The judgment question
This shift raises uncomfortable questions about what underwriting judgment actually was. If algorithms can replicate it, perhaps it was always pattern recognition dressed up in professional mystique. But underwriters push back on this interpretation. They argue that their value lay not in the patterns themselves but in knowing when patterns failed—when the divorced father's life insurance application deserved approval despite the model's risk score, when the small business in a flood zone merited coverage because the owner had invested in mitigation the data couldn't capture.
The industry's response has been to reframe the underwriter as a "human-in-the-loop" safeguard against algorithmic error and bias. This sounds reassuring until you examine the dynamics. Underwriters reviewing dozens of algorithmic decisions per hour face enormous pressure to defer to the model. Overriding a machine that's usually right is psychologically difficult. Documenting why you overrode it is time-consuming. The incentives favor rubber-stamping.
What gets lost
The deeper concern isn't job displacement—underwriting employment has remained relatively stable even as automation advanced—but rather what happens to risk assessment when it becomes fully algorithmic. Models optimize for the variables they're trained on, which means they excel at predicting claims based on historical patterns. They struggle with novel risks, emerging threats, and the kind of structural shifts that make historical data misleading.

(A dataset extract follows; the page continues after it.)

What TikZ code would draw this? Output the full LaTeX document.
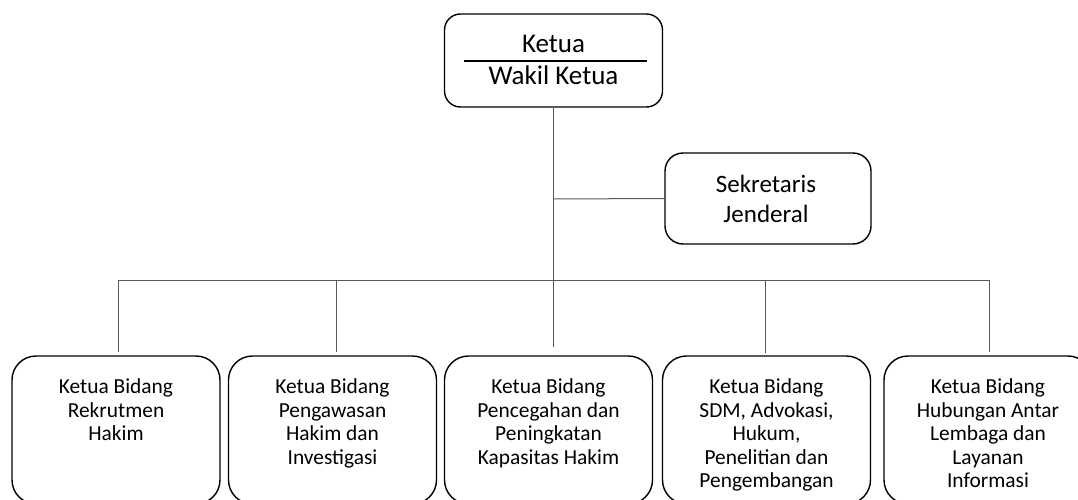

Climate change offers the starkest example. Flood maps based on decades of data are increasingly useless as weather patterns shift. Wildfire risk models trained on historical burn patterns failed to anticipate the new reality of year-round fire seasons. Human underwriters, reading news reports and talking to local agents, might have noticed these shifts earlier. Algorithms noticed only when the claims data caught up—which is to say, too late.
Our take
The transformation of underwriting reveals something important about AI's impact on professional work more broadly. The technology doesn't simply replace humans or leave them untouched; it reshapes the nature of expertise itself. The underwriter of the future will need to understand machine learning well enough to know when to trust it and when to override it—a skill set that barely existed a generation ago. Whether this represents progress or loss depends on what you think underwriting judgment was worth in the first place. The industry has made its bet. The claims data will eventually tell us whether it was right.